Seems like you have experienced many different things here. Are there moments when you started to regret your decision to come to Japan?

Yes, actually, many times. Sometimes, it can get really lonely living far away from home. The last time I went back to Thailand, I visited a university in Bangkok, where my friends are enrolled. At that moment, I wondered how it would turn out if I decided to go to that university instead. When I attended an HCAP event at Harvard University, I was impressed by their campus culture, and I thought that maybe I would have liked American colleges better. So, yes, there are moments like that where I doubted my choices. 

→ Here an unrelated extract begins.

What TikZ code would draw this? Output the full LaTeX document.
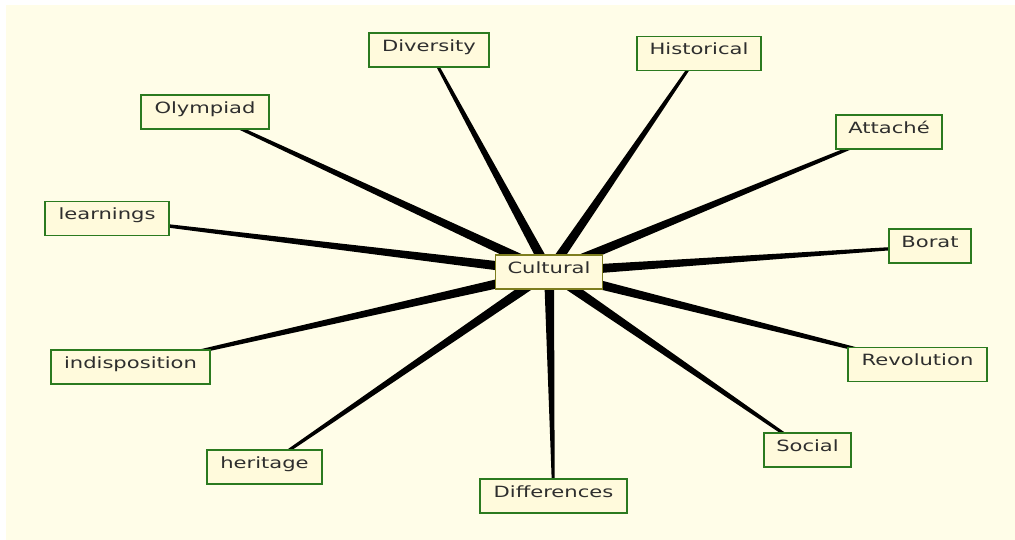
\documentclass[tikz,border=0pt]{standalone}
\usepackage{fontspec}
\setmainfont{DejaVu Sans}[FakeStretch=1.36]
\usetikzlibrary{calc}
\pgfdeclarelayer{bg}
\pgfdeclarelayer{spokes}
\pgfsetlayers{bg,spokes,main}
\definecolor{bgcream}{HTML}{FFFDE8}
\definecolor{boxfill}{HTML}{FFFADC}
\definecolor{boxgreen}{HTML}{2B7A1F}
\definecolor{olive}{HTML}{7D7D1E}
\definecolor{txt}{HTML}{2E2E2E}
\tikzset{
  leaf/.style={draw=boxgreen, fill=boxfill, line width=1.3pt, inner xsep=0pt, inner ysep=0pt,
    text height=18.3pt, text depth=15.7pt, text=txt, font=\fontsize{15.5}{18}\selectfont},
  hub/.style={leaf, draw=olive},
  spoke/.style={fill=black}
}
\newcommand{\wedgeto}[2]{%
  \fill[spoke] ($(#1.center)!1.2pt!90:(#2.center)$) -- ($(#1.center)!1.2pt!-90:(#2.center)$)
    -- ($(#2.center)!5pt!90:(#1.center)$) -- ($(#2.center)!5pt!-90:(#1.center)$) -- cycle;}
\begin{document}
\begin{tikzpicture}[x=1pt,y=-1pt]
\useasboundingbox (0,0) rectangle (1015,540);
\begin{pgfonlayer}{bg}
\fill[white] (0,0) rectangle (1015,540);
\fill[bgcream] (6,5) rectangle (1015,540);
\end{pgfonlayer}
\node[hub, minimum width=107pt] (cul) at (549,272) {Cultural};
\node[leaf, minimum width=120pt] (div) at (429,50) {Diversity};
\node[leaf, minimum width=124pt] (his) at (699,53.5) {Historical};
\node[leaf, minimum width=128pt] (oly) at (205,112) {Olympiad};
\node[leaf, minimum width=106pt] (att) at (889,132) {Attaché};
\node[leaf, minimum width=124pt] (lea) at (107,218.5) {learnings};
\node[leaf, minimum width=82pt] (bor) at (930,246) {Borat};
\node[leaf, minimum width=159pt] (ind) at (130.5,367) {indisposition};
\node[leaf, minimum width=139pt] (rev) at (917.5,364.5) {Revolution};
\node[leaf, minimum width=115pt] (her) at (264.5,467) {heritage};
\node[leaf, minimum width=87pt] (soc) at (807.5,450) {Social};
\node[leaf, minimum width=147pt] (dif) at (553.5,496) {Differences};
\begin{pgfonlayer}{spokes}
\foreach \n in {div,his,oly,att,lea,bor,ind,rev,her,soc,dif}{\wedgeto{\n}{cul}}
\end{pgfonlayer}
\end{tikzpicture}
\end{document}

However, when I actually think about it, I think it is better to examine my goals and decided on how best to achieve them. I realized that the US would not be ideal for me since my interests are mainly about civil engineering, especially rail infrastructure, which is not that widespread in the US. Also, I would not have an opportunity to reflect things on my own become as mature as I am now if I chose to stay in Thailand. The skills that I have gained through these experiences in Japan are really valuable to me, and at the end of the day, I don’t regret making that decision.


This is the first story of Humans of MEXT, a series of interviews that will deep dive into the story that each MEXT scholar has to tell about his or her experience in Japan.